» **EXERCISE PROMPT**: Each line from the line with "Generate a Python" to the line with "plt.rcParams['font.family'] = ['Noto", inclusive, is to be repeated exactly; no other line and no picture belongs in the copy.

==================================================

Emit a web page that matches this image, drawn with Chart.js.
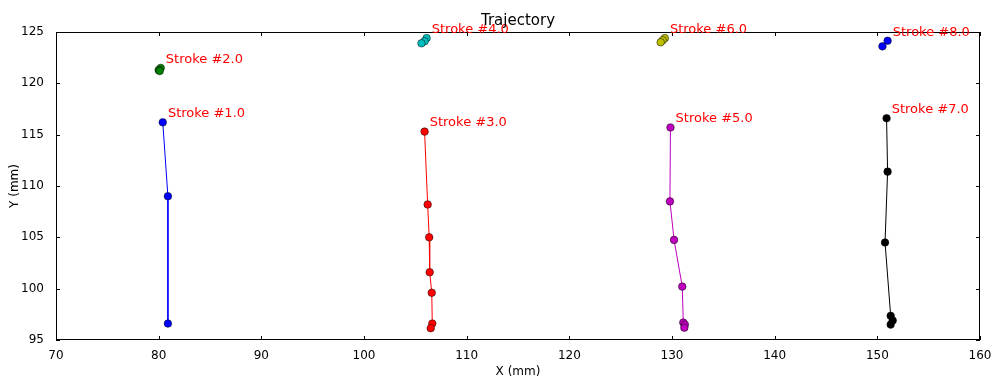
<!DOCTYPE html>
<html>
<head>
<meta charset="utf-8">
<script src="https://cdn.jsdelivr.net/npm/chart.js@4/dist/chart.umd.min.js"></script>
<style>
  html, body { margin: 0; padding: 0; background: #fff; }
  #wrap { width: 995px; height: 379px; }
</style>
</head>
<body>
<div id="wrap"><canvas id="trajChart"></canvas></div>
<script>
const ctx = document.getElementById('trajChart');

//Prepare data
var strokeNames = ['Stroke #1.0', 'Stroke #2.0', 'Stroke #3.0', 'Stroke #4.0',
                   'Stroke #5.0', 'Stroke #6.0', 'Stroke #7.0', 'Stroke #8.0'];
var strokeColors = ['#0000ff', '#008000', '#ff0000', '#00bfbf',
                    '#bf00bf', '#bfbf00', '#000000', '#0000ff'];
var stroke1X = [80.4, 80.9, 80.9];
var stroke1Y = [116.2, 109.0, 96.6];
var stroke2X = [80.2, 80.0, 80.1];
var stroke2Y = [121.5, 121.3, 121.2];
var stroke3X = [105.9, 106.2, 106.35, 106.4, 106.6, 106.65, 106.5];
var stroke3Y = [115.3, 108.2, 105.0, 101.6, 99.6, 96.6, 96.15];
var stroke4X = [106.1, 105.9, 105.6];
var stroke4Y = [124.4, 124.1, 123.9];
var stroke5X = [129.85, 129.8, 130.2, 131.0, 131.1, 131.25, 131.2];
var stroke5Y = [115.7, 108.5, 104.75, 100.2, 96.7, 96.5, 96.2];
var stroke6X = [129.3, 129.1, 128.9];
var stroke6Y = [124.4, 124.2, 124.0];
var stroke7X = [150.9, 151.0, 150.75, 151.3, 151.5, 151.3];
var stroke7Y = [116.6, 111.4, 104.5, 97.35, 96.9, 96.5];
var stroke8X = [151.0, 150.5];
var stroke8Y = [124.15, 123.6];
var xTicks = [70, 80, 90, 100, 110, 120, 130, 140, 150, 160];
var yTicks = [95, 100, 105, 110, 115, 120, 125];

var allX = [stroke1X, stroke2X, stroke3X, stroke4X, stroke5X, stroke6X, stroke7X, stroke8X];
var allY = [stroke1Y, stroke2Y, stroke3Y, stroke4Y, stroke5Y, stroke6Y, stroke7Y, stroke8Y];

var datasets = strokeNames.map(function (name, i) {
    return {
        label: name,
        data: allX[i].map(function (x, j) { return {x: x, y: allY[i][j]}; }),
        showLine: true,
        borderColor: strokeColors[i],
        borderWidth: 1,
        pointBackgroundColor: strokeColors[i],
        pointBorderColor: '#000',
        pointBorderWidth: 0.5,
        pointRadius: 3.8
    };
});

var font = 'DejaVu Sans';

//Inward ticks on all four sides, title and stroke labels
var decorPlugin = {
    id: 'decor',
    afterDatasetsDraw: function (chart) {
        var c = chart.ctx, a = chart.chartArea;
        var xs = chart.scales.x, ys = chart.scales.y;
        c.save();
        c.strokeStyle = '#000';
        c.lineWidth = 1;
        c.beginPath();
        xTicks.forEach(function (v) {
            var px = Math.round(xs.getPixelForValue(v)) + 0.5;
            c.moveTo(px, a.bottom); c.lineTo(px, a.bottom - 4);
            c.moveTo(px, a.top); c.lineTo(px, a.top + 4);
        });
        yTicks.forEach(function (v) {
            var py = Math.round(ys.getPixelForValue(v)) + 0.5;
            c.moveTo(a.left, py); c.lineTo(a.left + 4, py);
            c.moveTo(a.right, py); c.lineTo(a.right - 4, py);
        });
        c.stroke();
        c.strokeRect(a.left + 0.5, a.top + 0.5, a.right - a.left - 1, a.bottom - a.top - 1);

        c.fillStyle = '#ff0000';
        c.font = '13px "' + font + '"';
        c.textAlign = 'left';
        c.textBaseline = 'alphabetic';
        strokeNames.forEach(function (name, i) {
            var px = xs.getPixelForValue(allX[i][0] + 0.5);
            var py = ys.getPixelForValue(allY[i][0] + 0.5);
            c.fillText(name, px, py);
        });

        c.fillStyle = '#000';
        c.font = '15px "' + font + '"';
        c.textAlign = 'center';
        c.fillText('Trajectory', (a.left + a.right) / 2, 25);
        c.restore();
    }
};

//Create chart
new Chart(ctx, {
    type: 'scatter',
    data: { datasets: datasets },
    plugins: [decorPlugin],
    options: {
        responsive: true,
        maintainAspectRatio: false,
        animation: false,
        layout: { padding: { top: 32, right: 15, left: 0, bottom: 0 } },
        plugins: {
            legend: { display: false },
            tooltip: { enabled: false }
        },
        scales: {
            x: {
                type: 'linear',
                min: 70,
                max: 160,
                afterBuildTicks: function (s) { s.ticks = xTicks.map(function (v) { return {value: v}; }); },
                afterFit: function (s) { s.height = 39; },
                grid: { display: false },
                border: { display: false },
                ticks: { color: '#000', padding: 1, font: { family: font, size: 12 } },
                title: { display: true, text: 'X (mm)', color: '#000', padding: 0, font: { family: font, size: 12 } }
            },
            y: {
                type: 'linear',
                min: 95,
                max: 125,
                afterBuildTicks: function (s) { s.ticks = yTicks.map(function (v) { return {value: v}; }); },
                afterFit: function (s) { s.width = 56; },
                grid: { display: false },
                border: { display: false },
                ticks: { color: '#000', padding: 4, font: { family: font, size: 12 } },
                title: { display: true, text: 'Y (mm)', color: '#000', padding: { top: 8, bottom: 0 }, font: { family: font, size: 12 } }
            }
        }
    }
});
</script>
</body>
</html>
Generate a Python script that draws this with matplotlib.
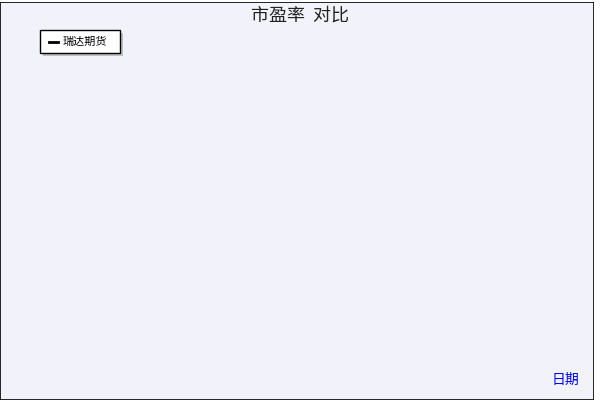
import matplotlib.pyplot as plt
from matplotlib.patches import Rectangle
from matplotlib.ticker import MultipleLocator

plt.rcParams['font.family'] = ['Noto Sans CJK SC', 'DejaVu Sans']

# trading-day index and PE value
days = [0, 3, 6, 8, 9, 14, 18, 22, 25, 27, 28, 30, 35, 38, 41, 46, 50, 55, 58, 61, 66, 71,
        75, 80, 85, 90, 95, 98, 101, 106, 111, 115, 117, 120, 125, 130, 135, 141, 145, 148,
        152, 155, 158, 161, 168, 175, 181, 188, 195, 200, 204, 208, 213, 218, 223, 228, 235,
        241, 248, 255, 262, 268, 275, 282, 288, 295, 302, 308, 315, 321, 325, 330, 335, 342,
        348, 355, 361, 368, 375, 381, 388, 395, 400, 404, 408, 413, 418, 425, 430, 435, 441,
        448, 455, 460, 465, 470, 475, 480, 485, 490, 495, 501, 508, 515, 518, 525, 531, 535,
        540, 545, 551, 558, 565, 571, 578, 585, 591, 595, 600, 605, 612, 618, 621, 627, 631,
        635, 641, 645, 651, 656, 661, 666, 671, 678, 684, 688, 691, 698, 705, 711, 718, 725,
        731, 736, 741, 750, 755, 761, 768, 773, 778, 785, 790, 798, 805, 810, 815, 822, 828,
        833, 838, 845, 852, 858, 865, 871, 878, 885, 891, 896, 901, 905, 912, 918, 926, 928,
        931, 935, 939, 946, 951, 958, 965, 971, 978, 985, 990, 995, 1005, 1012, 1018, 1025,
        1031, 1038, 1045, 1050, 1055, 1059, 1063, 1067, 1070, 1073, 1076, 1079]
pe = [58.5, 59.8, 59.2, 59.8, 37.2, 38.5, 37.9, 40.2, 41.2, 39.5, 31.0, 28.0, 26.5, 28.2,
      27.6, 29.3, 28.6, 29.5, 30.2, 31.5, 30.8, 31.3, 28.8, 29.0, 28.4, 29.0, 27.0, 28.5,
      28.0, 29.0, 28.6, 30.5, 29.0, 23.5, 26.5, 29.3, 28.7, 29.0, 31.5, 25.0, 30.0, 31.0,
      27.0, 22.0, 21.0, 21.5, 21.0, 22.5, 22.0, 23.6, 22.3, 24.0, 23.0, 22.0, 21.5, 19.0,
      19.8, 19.5, 19.3, 17.5, 18.2, 17.6, 17.5, 16.2, 15.0, 15.3, 15.0, 15.6, 15.2, 15.0,
      16.5, 15.8, 16.5, 16.0, 15.5, 15.8, 15.3, 15.9, 15.5, 17.0, 16.2, 15.5, 14.6, 14.2,
      13.0, 13.6, 14.0, 18.0, 18.3, 18.5, 18.0, 17.5, 18.5, 18.0, 16.7, 16.9, 17.3, 18.0,
      21.0, 20.3, 20.0, 19.5, 20.0, 19.5, 19.3, 19.8, 19.5, 25.7, 25.3, 25.0, 21.8, 28.8,
      27.6, 27.0, 27.4, 27.0, 27.2, 25.7, 27.0, 27.5, 27.6, 27.8, 31.8, 33.8, 31.0, 29.0,
      27.5, 33.0, 32.4, 32.6, 32.5, 31.8, 31.0, 30.9, 31.1, 28.5, 30.5, 30.0, 29.6, 29.5,
      28.8, 28.0, 26.5, 27.0, 26.2, 24.0, 24.5, 20.0, 22.5, 21.8, 22.0, 23.0, 24.5, 22.4,
      21.5, 19.0, 20.5, 21.5, 21.2, 21.0, 20.0, 18.5, 18.8, 18.0, 17.5, 17.0, 16.5, 18.5,
      17.6, 17.5, 17.5, 16.7, 17.2, 18.0, 28.8, 25.0, 22.5, 23.0, 24.0, 19.5, 23.5, 21.0,
      19.0, 20.5, 20.8, 19.0, 17.5, 16.8, 18.0, 18.6, 18.5, 19.0, 18.7, 19.0, 18.8, 21.5,
      20.0, 18.0, 19.5, 20.8, 17.5, 17.0, 16.5, 16.3]

tick_days = [0, 154, 308, 462, 616, 770, 924, 1076]
tick_labels = ['20210317', '20211019', '20220520', '20221216', '20230719',
               '20240221', '20240918', '20250423']

fig = plt.figure(figsize=(6, 4), dpi=100, facecolor='#6e6e6e')
# page background with shadow
fig.patches.append(Rectangle((0, 0.0), 0.99, 0.995, transform=fig.transFigure,
                             facecolor='#f2f3fa', edgecolor='black', linewidth=1.2))
fig.patches.append(Rectangle((0.99, 0), 0.01, 0.995, transform=fig.transFigure,
                             facecolor='white', edgecolor='none'))
fig.patches.append(Rectangle((0, 0.995), 1, 0.005, transform=fig.transFigure,
                             facecolor='white', edgecolor='none'))

ax = fig.add_axes([41 / 600, 42 / 400, 539 / 600, 297 / 400])
ax.set_facecolor('#dae1f6')
ax.plot(days, pe, color='black', linewidth=0.8)
ax.set_xlim(0, 1082)
ax.set_ylim(10, 65)
ax.yaxis.set_major_locator(MultipleLocator(5))
ax.yaxis.set_minor_locator(MultipleLocator(1))
ax.set_xticks(tick_days)
ax.set_xticklabels(tick_labels, rotation=45, ha='right', rotation_mode='anchor', fontsize=7)
ax.tick_params(axis='y', which='both', direction='in', labelsize=8, pad=6)
ax.tick_params(axis='y', which='major', length=6)
ax.tick_params(axis='y', which='minor', length=3)
ax.tick_params(axis='x', direction='in', length=5)
ax.grid(True, color='#b9c5e6', linewidth=0.8)
for s in ['top', 'right']:
    ax.spines[s].set_visible(False)
ax.spines['left'].set_linewidth(1.2)
ax.spines['bottom'].set_linewidth(1.2)

fig.text(0.5, 0.962, '市盈率  对比', ha='center', va='center', fontsize=13, color='#222222')
fig.text(565 / 600, 20 / 400, '日期', ha='center', va='center', fontsize=10, color='blue')

# legend box with shadow
fig.patches.append(Rectangle((43 / 600, 344 / 400), 80 / 600, 23 / 400, transform=fig.transFigure,
                             facecolor='#c0c0c0', edgecolor='none'))
fig.patches.append(Rectangle((40 / 600, 347 / 400), 80 / 600, 23 / 400, transform=fig.transFigure,
                             facecolor='white', edgecolor='black', linewidth=1))
fig.lines.append(plt.Line2D([49 / 600, 58 / 600], [358.5 / 400, 358.5 / 400],
                            transform=fig.transFigure, color='black', linewidth=2))
fig.text(63 / 600, 358.5 / 400, '瑞达期货', ha='left', va='center', fontsize=8)

fig.savefig('out.png', dpi=100, facecolor=fig.get_facecolor())
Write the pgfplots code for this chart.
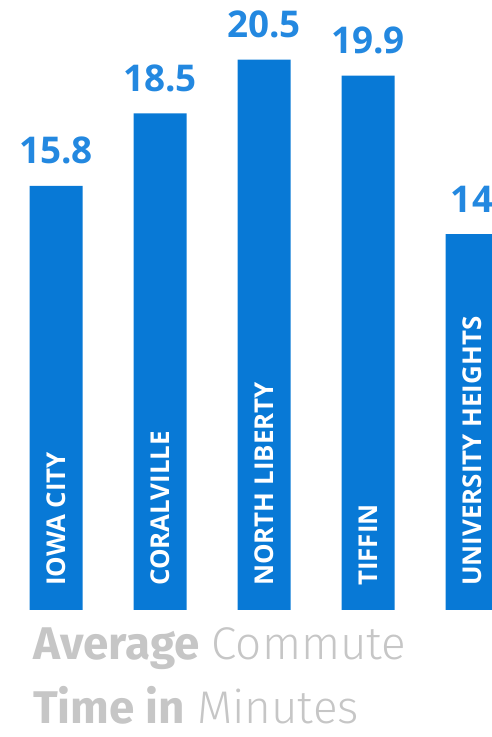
\documentclass[border=0pt]{standalone}
\usepackage{fontspec}
\usepackage{pgfplots}
\pgfplotsset{compat=1.18}
\setmainfont{Open Sans}
\newfontfamily\titlefont{Fira Sans}
\newfontfamily\titlelight{Fira Sans Light}
\definecolor{barblue}{HTML}{0879D6}
\definecolor{valblue}{HTML}{2388E0}
\definecolor{titlegrey}{HTML}{C6C6C6}
\begin{document}
\begin{tikzpicture}
\useasboundingbox (0,0) rectangle (492bp,737bp);
\begin{axis}[
  scale only axis,
  width=492bp, height=610bp,
  at={(0,127bp)}, anchor=south west,
  xmin=-0.5385, xmax=4.1923,
  ymin=0, ymax=22.72,
  axis on top,
  axis line style={draw=none},
  tick style={draw=none},
  ytick=\empty,
  xtick={0,1,2,3,4},
  xticklabels={IOWA CITY, CORALVILLE, NORTH LIBERTY, TIFFIN, UNIVERSITY HEIGHTS},
  xticklabel style={rotate=90, anchor=west, text=white, font=\bfseries\fontsize{26}{30}\selectfont, inner sep=0pt},
  xticklabel shift=-24bp,
  clip=false,
]
\addplot[ybar, bar width=53bp, fill=barblue, draw=none,
  nodes near coords,
  nodes near coords style={anchor=base, yshift=22bp, inner sep=0pt, text=valblue, font=\bfseries\fontsize{37}{40}\selectfont,
    /pgf/number format/fixed, /pgf/number format/precision=1, /pgf/number format/assume math mode=true},
] coordinates {(0,15.8) (1,18.5) (2,20.5) (3,19.9) (4,14.0)};
\end{axis}
\node[anchor=base west, inner sep=0pt, text=titlegrey, font=\fontsize{46}{50}\selectfont] at (33bp,77bp) {{\titlefont\bfseries Average} {\titlelight Commute}};
\node[anchor=base west, inner sep=0pt, text=titlegrey, font=\fontsize{46}{50}\selectfont] at (33bp,14bp) {{\titlefont\bfseries Time in} {\titlelight Minutes}};
\end{tikzpicture}
\end{document}
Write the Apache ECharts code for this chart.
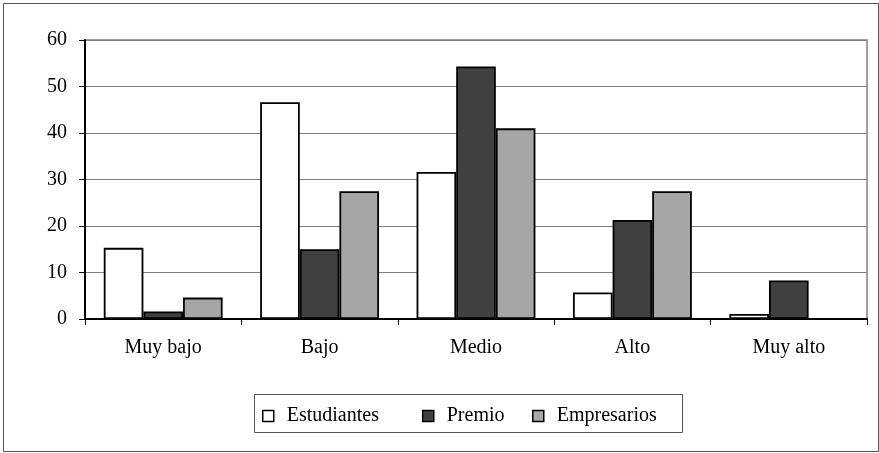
<!DOCTYPE html>
<html>
<head>
<meta charset="utf-8">
<script src="https://cdn.jsdelivr.net/npm/echarts@6/dist/echarts.min.js"></script>
<style>
  html, body { margin: 0; padding: 0; background: #fff; }
  #chart { width: 879px; height: 453px; }
</style>
</head>
<body>
<div id="chart"></div>
<script>
// Categories and percentages per group
const categories = ['Muy bajo', 'Bajo', 'Medio', 'Alto', 'Muy alto'];
const estudiantes = [15.3, 46.6, 31.6, 5.7, 1.1];
const premio = [1.6, 15.0, 54.3, 21.3, 8.3];
const empresarios = [4.6, 27.5, 41.0, 27.5, 0];
const seriesNames = ['Estudiantes', 'Premio', 'Empresarios'];
const seriesColors = ['#ffffff', '#404040', '#a6a6a6'];
const yTicks = { min: 0, max: 60, interval: 10 };

const FONT = 'Liberation Serif';
const chart = echarts.init(document.getElementById('chart'));

const values = [estudiantes, premio, empresarios];
const series = seriesNames.map((name, i) => ({
  name,
  type: 'bar',
  data: values[i],
  barGap: '0%',
  barCategoryGap: '24%',
  itemStyle: { color: seriesColors[i], borderColor: '#000', borderWidth: 1.8 },
  emphasis: { disabled: true }
}));

// one legend per entry so each can be placed on its own
const legendLeft = [262, 422, 532];
const legends = seriesNames.map((name, i) => ({
  data: [name],
  left: legendLeft[i],
  top: 406,
  padding: 0,
  itemWidth: 11,
  itemHeight: 11,
  icon: 'rect',
  selectedMode: false,
  itemStyle: { borderColor: '#000', borderWidth: 1.5 },
  textStyle: { fontFamily: FONT, fontSize: 20, color: '#000', padding: [0, 0, 0, 8] }
}));

chart.setOption({
  animation: false,
  backgroundColor: '#fff',
  textStyle: { fontFamily: FONT },
  grid: {
    left: 85, right: 12, top: 40, bottom: 134,
    show: true, borderColor: '#808080', borderWidth: 1.5, backgroundColor: 'transparent'
  },
  legend: legends,
  xAxis: {
    type: 'category',
    data: categories,
    boundaryGap: true,
    axisLine: { lineStyle: { color: '#000', width: 2 } },
    axisTick: { show: true, length: 6, lineStyle: { color: '#000', width: 1 } },
    axisLabel: { fontFamily: FONT, fontSize: 20, color: '#000', margin: 19 },
    splitLine: { show: false }
  },
  yAxis: {
    type: 'value',
    min: yTicks.min, max: yTicks.max, interval: yTicks.interval,
    axisLine: { show: true, lineStyle: { color: '#000', width: 2 } },
    axisTick: { show: true, length: 6, lineStyle: { color: '#000', width: 1 } },
    axisLabel: { fontFamily: FONT, fontSize: 20, color: '#000', margin: 18 },
    splitLine: { show: true, lineStyle: { color: '#808080', width: 1.2 } }
  },
  graphic: [
    {
      type: 'rect', silent: true, z: -1,
      shape: { x: 3.5, y: 3.5, width: 875, height: 448 },
      style: { fill: 'none', stroke: '#555', lineWidth: 1 }
    },
    {
      type: 'rect', silent: true, z: -1,
      shape: { x: 254.5, y: 394.5, width: 428, height: 38 },
      style: { fill: 'none', stroke: '#555', lineWidth: 1 }
    }
  ],
  series
});
</script>
</body>
</html>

==================================================

» **EXERCISE SOLUTION**:
Generate a Python script that draws this with matplotlib.
import matplotlib.pyplot as plt
from matplotlib.patches import Rectangle
from matplotlib.ticker import MultipleLocator

plt.rcParams['font.family'] = ['Noto Sans CJK SC', 'DejaVu Sans']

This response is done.